McNorton v. State

338 S.W.2d 953 | Tex. Crim. App. | 1960

338 S.W.2d 953 (1960)

Jimmy Eugene McNORTON, Appellant,
v.
STATE of Texas, Appellee.

No. 32178.

Court of Criminal Appeals of Texas.

October 12, 1960.

William Goldapp, W. E. Martin, Houston, for appellant.

Dan Walton, Dist. Atty., Samuel H. Robertson, Jr., F. Lee Duggan, Jr., Asst. Dist. Attys., Houston, and Leon B. Douglas, State's Atty., Austin, for the State.

WOODLEY, Judge.

The offense is driving a motor vehicle on a public highway while intoxicated; the *954 punishment, 3 days in jail and a fine of $100.

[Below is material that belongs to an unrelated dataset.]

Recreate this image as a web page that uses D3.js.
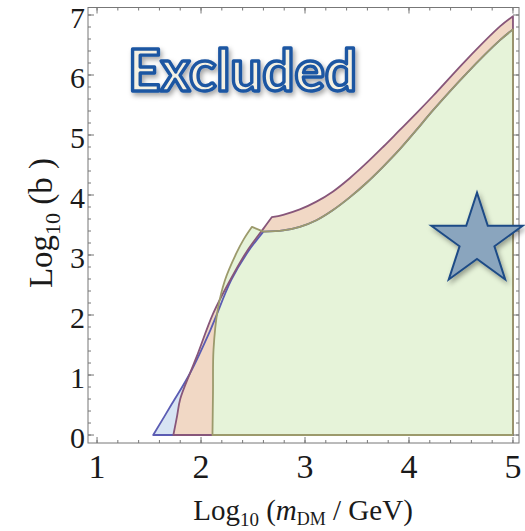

Appellant was stopped by Highway Patrolmen of the Texas Department of Public Safety while driving an automobile at an excessive speed, on a public highway. The officers who arrested him described his appearance and demeanor and expressed the opinion that he was intoxicated. A blood specimen taken from appellant with his consent showed an alcohol content of.19 percent, and there was testimony that a person with such percentage of alcohol in the blood would be intoxicated.

Appellant admitted having consumed some seven bottles of beer during the period of time from 3:30 in the afternoon to the time of his arrest about 8:15 P.M. He denied that he was intoxicated.

The evidence is sufficient to sustain the jury's finding that appellant was intoxicated.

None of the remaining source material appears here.